7. Per contra, Mr. Chakraborty, the learned Counsel appearing for the employee submitted that the employee was never asked to exercise his option as to whether he would claim benefit under the Workmen's Compensation Act or under the Extraordinary Pension Rules. He submits that compensation paid under the Workmen's Compensation Act was deposited with the Commissioner for Workmen's Compensation Act does not in any manner affect the employee's right to additional benefits for the disability suffered by him. The learned Counsel then pointed out that the claim of the employee for additional benefits is based on RBE 39/2000 which grants special benefits in cases of death and disability on the basis of the recommendations made by the Vth Central Pay Commission. According to the learned Counsel, the claim of the employee was not based on the Extraordinary Pension Rules and therefore, the question of electing one or the other remedy did not arise. The learned Counsel has relied on the judgments in the case of Bhagwan Dass and Anr. Vs. Punjab State Electricity Board reported in (2008) 1 SCC (L&S) 242. The learned Counsel has also drawn our attention to the fact that the employee was entitled to employment, although he had suffered disablement in view of the provisions of The Persons with Disabilities (Equal Opportunities, Protection of Rights and Full Participation) Act, 1985. He has relied on certain judgments in support of this contention.
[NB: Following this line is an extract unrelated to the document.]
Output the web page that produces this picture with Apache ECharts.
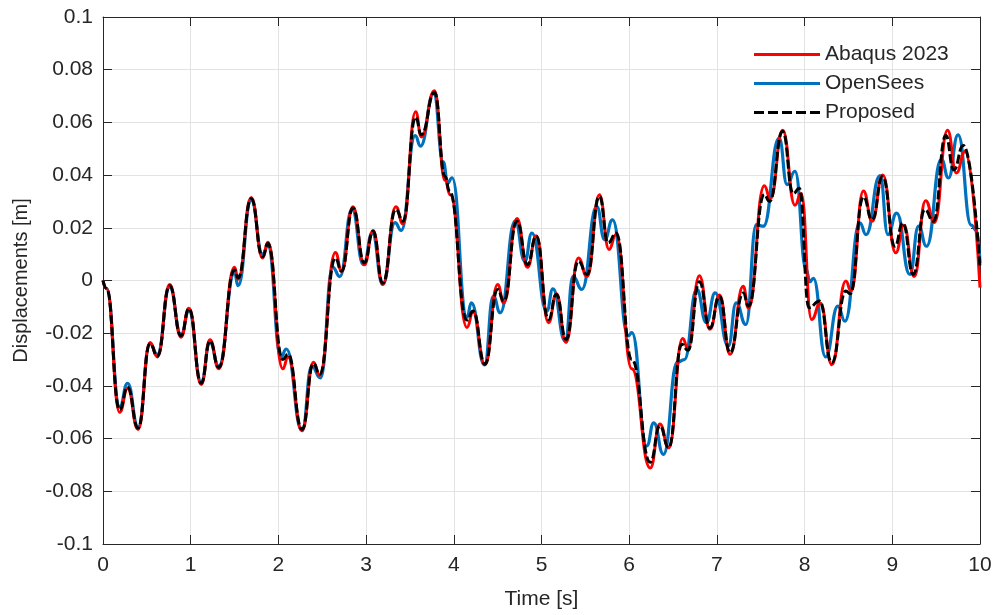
<!DOCTYPE html>
<html>
<head>
<meta charset="utf-8">
<script src="https://cdn.jsdelivr.net/npm/echarts@6/dist/echarts.min.js"></script>
<style>
html,body{margin:0;padding:0;background:#fff;}
#chart{width:997px;height:615px;}
</style>
</head>
<body>
<div id="chart"></div>
<script>
// ---- Data ----
var xTicks = [0,1,2,3,4,5,6,7,8,9,10];
var yTicks = [-0.1,-0.08,-0.06,-0.04,-0.02,0,0.02,0.04,0.06,0.08,0.1];
var legendNames = ['Abaqus 2023','OpenSees','Proposed'];

var proposedT = [0,0.04,0.19,0.28,0.40,0.536,0.62,0.76,0.89,0.98,1.12,1.22,1.32,1.50,1.54,1.69,1.82,1.88,2.05,2.11,2.27,2.40,2.47,2.65,2.72,2.85,2.98,3.08,3.19,3.34,3.42,3.565,3.63,3.78,3.90,3.95,4.15,4.22,4.355,4.50,4.57,4.72,4.84,4.94,5.08,5.17,5.28,5.42,5.52,5.66,5.76,5.85,6.03,6.24,6.35,6.45,6.60,6.67,6.80,6.92,7.03,7.15,7.30,7.36,7.54,7.60,7.75,7.87,7.94,8.05,8.17,8.31,8.47,8.52,8.67,8.77,8.89,9.03,9.12,9.24,9.37,9.47,9.61,9.70,9.81,10.0];
var proposedY = [0,-0.003,-0.049,-0.0405,-0.056,-0.024,-0.0287,-0.002,-0.021,-0.0107,-0.039,-0.023,-0.033,0.004,0.001,0.031,0.009,0.014,-0.030,-0.028,-0.0565,-0.0315,-0.0356,0.0085,0.0035,0.0275,0.0067,0.0187,-0.001,0.027,0.0225,0.062,0.0553,0.0713,0.0395,0.034,-0.015,-0.0116,-0.0318,-0.0034,-0.0078,0.0225,0.006,0.0168,-0.0148,-0.0053,-0.0224,0.0073,0.0023,0.0319,0.0143,0.018,-0.030,-0.069,-0.0552,-0.0634,-0.0242,-0.0265,-0.0005,-0.018,-0.006,-0.0274,-0.0047,-0.0097,0.0326,0.030,0.0566,0.033,0.035,-0.0103,-0.0078,-0.0312,-0.004,-0.005,0.0317,0.0231,0.0395,0.013,0.0218,0.0023,0.0269,0.0225,0.0550,0.042,0.0512,0.005];

var abaqusT = [0,0.04,0.19,0.28,0.40,0.536,0.62,0.76,0.89,0.98,1.12,1.22,1.32,1.50,1.54,1.69,1.82,1.88,2.05,2.11,2.27,2.40,2.47,2.65,2.72,2.85,2.98,3.08,3.19,3.34,3.42,3.565,3.63,3.78,3.90,3.96,4.15,4.22,4.355,4.50,4.57,4.72,4.84,4.94,5.08,5.17,5.28,5.42,5.52,5.66,5.77,5.85,6.03,6.24,6.35,6.45,6.61,6.67,6.80,6.92,7.03,7.15,7.30,7.36,7.54,7.61,7.75,7.89,7.96,8.08,8.18,8.31,8.47,8.53,8.67,8.77,8.89,9.04,9.13,9.25,9.38,9.48,9.63,9.73,9.83,10.0];
var abaqusY = [0,-0.003,-0.050,-0.041,-0.0565,-0.0235,-0.029,-0.0015,-0.0215,-0.0105,-0.0395,-0.0225,-0.0335,0.005,0.0005,0.0315,0.0085,0.0145,-0.0335,-0.029,-0.057,-0.031,-0.036,0.0106,0.0035,0.028,0.006,0.019,-0.0015,0.028,0.0215,0.064,0.0545,0.072,0.038,0.0325,-0.0178,-0.012,-0.032,-0.0015,-0.0085,0.0235,0.005,0.017,-0.016,-0.005,-0.0235,0.0085,0.0015,0.0325,0.0118,0.0175,-0.0335,-0.0712,-0.0545,-0.0635,-0.022,-0.026,0.0018,-0.0185,-0.0055,-0.028,-0.0022,-0.0105,0.036,0.031,0.057,0.0286,0.033,-0.0148,-0.0085,-0.032,-0.0002,-0.004,0.034,0.0225,0.040,0.0105,0.021,0.0015,0.0303,0.022,0.057,0.0408,0.049,-0.0027];

var openSeesT = [0,0.04,0.19,0.28,0.40,0.536,0.62,0.76,0.89,0.98,1.12,1.22,1.32,1.50,1.54,1.69,1.82,1.88,2.03,2.09,2.27,2.38,2.48,2.62,2.70,2.84,2.97,3.07,3.19,3.33,3.40,3.56,3.62,3.77,3.88,3.93,3.98,4.15,4.20,4.35,4.45,4.53,4.70,4.81,4.89,5.06,5.13,5.27,5.36,5.46,5.63,5.72,5.81,5.99,6.03,6.20,6.28,6.39,6.55,6.63,6.77,6.88,6.98,7.13,7.22,7.33,7.45,7.53,7.71,7.80,7.89,8.02,8.06,8.10,8.24,8.38,8.46,8.63,8.70,8.86,8.95,9.05,9.20,9.30,9.39,9.56,9.64,9.75,9.90,9.96,10.0];
var openSeesY = [0,-0.003,-0.048,-0.039,-0.0555,-0.024,-0.028,-0.0025,-0.0205,-0.0115,-0.0385,-0.0235,-0.0325,0.003,-0.002,0.0305,0.010,0.013,-0.029,-0.026,-0.057,-0.0325,-0.037,0.005,0.0015,0.027,0.006,0.018,-0.0015,0.022,0.019,0.055,0.051,0.071,0.045,0.037,0.039,-0.014,-0.0085,-0.032,-0.006,-0.0122,0.0225,0.0073,0.018,-0.0116,-0.0032,-0.023,0.0016,-0.0034,0.028,0.0155,0.023,-0.021,-0.0198,-0.0628,-0.054,-0.066,-0.031,-0.030,-0.0034,-0.016,-0.0047,-0.0249,-0.0085,-0.0167,0.0212,0.0206,0.054,0.0364,0.0414,0.004,-0.0005,0.0008,-0.029,-0.0097,-0.0154,0.0219,0.0174,0.0398,0.0174,0.0256,0.0023,0.0206,0.013,0.046,0.0389,0.0553,0.021,0.019,0.0067];

function zip(t, y){ var out=[]; for (var i=0;i<t.length;i++) out.push([t[i], y[i]]); return out; }
function fmtY(v){ var r = Math.round(v*100)/100; return String(r); }

var FONT = 'Liberation Sans, Arial, Helvetica, sans-serif';
var TXT = '#262626';
var AX = '#262626';
var GRID = '#e3e3e3';
var SOLID_ICON = 'path://M0,0h66v3h-66z';
var DASH_ICON = 'path://M0,0h10v3h-10z M14,0h10v3h-10z M28,0h10v3h-10z M42,0h10v3h-10z M56,0h10v3h-10z';

var chart = echarts.init(document.getElementById('chart'), null, {renderer:'canvas'});
var option = {
  animation: false,
  backgroundColor: '#ffffff',
  grid: {left: 103, right: 17, top: 17, bottom: 70, containLabel: false},
  legend: {
    orient: 'vertical',
    left: 749, top: 39,
    itemWidth: 66, itemHeight: 3, itemGap: 8,
    textStyle: {fontFamily: FONT, fontSize: 21, color: TXT},
    data: [
      {name: legendNames[0], icon: SOLID_ICON},
      {name: legendNames[1], icon: SOLID_ICON},
      {name: legendNames[2], icon: DASH_ICON}
    ]
  },
  xAxis: [{
    type: 'value', min: xTicks[0], max: xTicks[xTicks.length-1], interval: 1,
    name: 'Time [s]', nameLocation: 'middle', nameGap: 45,
    nameTextStyle: {fontFamily: FONT, fontSize: 21, color: TXT},
    axisLine: {show: true, onZero: false, lineStyle: {color: AX, width: 1}},
    axisTick: {show: true, inside: true, length: 9, lineStyle: {color: AX}},
    axisLabel: {fontFamily: FONT, fontSize: 21, color: TXT, margin: 11},
    splitLine: {show: true, lineStyle: {color: GRID, width: 1}}
  },{
    type: 'value', position: 'top', min: xTicks[0], max: xTicks[xTicks.length-1], interval: 1,
    axisLine: {show: true, onZero: false, lineStyle: {color: AX, width: 1}},
    axisTick: {show: true, inside: true, length: 9, lineStyle: {color: AX}},
    axisLabel: {show: false}, splitLine: {show: false}
  }],
  yAxis: [{
    type: 'value', min: yTicks[0], max: yTicks[yTicks.length-1], interval: 0.02,
    name: 'Displacements [m]', nameLocation: 'middle', nameGap: 72, nameRotate: 90,
    nameTextStyle: {fontFamily: FONT, fontSize: 20, color: TXT},
    axisLine: {show: true, onZero: false, lineStyle: {color: AX, width: 1}},
    axisTick: {show: true, inside: true, length: 9, lineStyle: {color: AX}},
    axisLabel: {fontFamily: FONT, fontSize: 21, color: TXT, margin: 10, formatter: fmtY},
    splitLine: {show: true, lineStyle: {color: GRID, width: 1}}
  },{
    type: 'value', position: 'right', min: yTicks[0], max: yTicks[yTicks.length-1], interval: 0.02,
    axisLine: {show: true, onZero: false, lineStyle: {color: AX, width: 1}},
    axisTick: {show: true, inside: true, length: 9, lineStyle: {color: AX}},
    axisLabel: {show: false}, splitLine: {show: false}
  }],
  series: [
    {name: legendNames[0], type: 'line', data: zip(abaqusT, abaqusY), smooth: 0.5, smoothMonotone: 'x',
     showSymbol: false, symbol: 'none', z: 3, color: '#ff0000',
     lineStyle: {color: '#ff0000', width: 3}},
    {name: legendNames[1], type: 'line', data: zip(openSeesT, openSeesY), smooth: 0.5, smoothMonotone: 'x',
     showSymbol: false, symbol: 'none', z: 2, color: '#0072bd',
     lineStyle: {color: '#0072bd', width: 3.2}},
    {name: legendNames[2], type: 'line', data: zip(proposedT, proposedY), smooth: 0.5, smoothMonotone: 'x',
     showSymbol: false, symbol: 'none', z: 4, color: '#000000',
     lineStyle: {color: '#000000', width: 3, type: [9, 3]}}
  ]
};
chart.setOption(option);
</script>
</body>
</html>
However, it was not the contention of the employee before the Tribunal that his service ought not to have been terminated and that he was entitled to the benefit of Section 47 of The Persons with Disabilities Act, 1985. Therefore it is unnecessary for us to consider this contention.

8. Thus, the short question which arises for consideration before us is whether the employee is entitled to additional or special benefits granted under the RBE 39/2000, although he has availed of the compensation under the Workmen's Compensation Act. Indisputably, invalid pension is being paid to the employee under the CCS (Pension) Rules. There is no payment being made to him under the Extraordinary Pension Rules nor has the employee sought relief under the aforesaid Rules. Therefore, we need not consider as to whether the employee ought to have elected to prefer an application under the Workmen's Compensation Act, 1923 or under the Railway Services Extraordinary Pension Rules. The common thread running through the judgments cited by Mr. Basu is that when an employee meets with an accident arising out of and in the course of an employment, he must elect whether to claim compensation under the Motor Vehicles Act, 1988 or the Workmen's Compensation Act,1923 as Section 167 of the Motor Vehicles Act specifically debars a party from claiming compensation under both Acts. A party would have to elect for one or the other remedy. Similarly, in A. Trehan (supra) and Western India Plywood Limited (supra), the Supreme Court held that since Section 53 of the Employee's State Insurance Act (ESI Act) barred an employee from claiming compensation under any other Act, the employee would not be entitled to claim compensation under both the ESI Act as well as the Workmen's Compensation Act, 1923 or filing a suit for damages. As stated earlier, these judgments are of no avail to the Railways.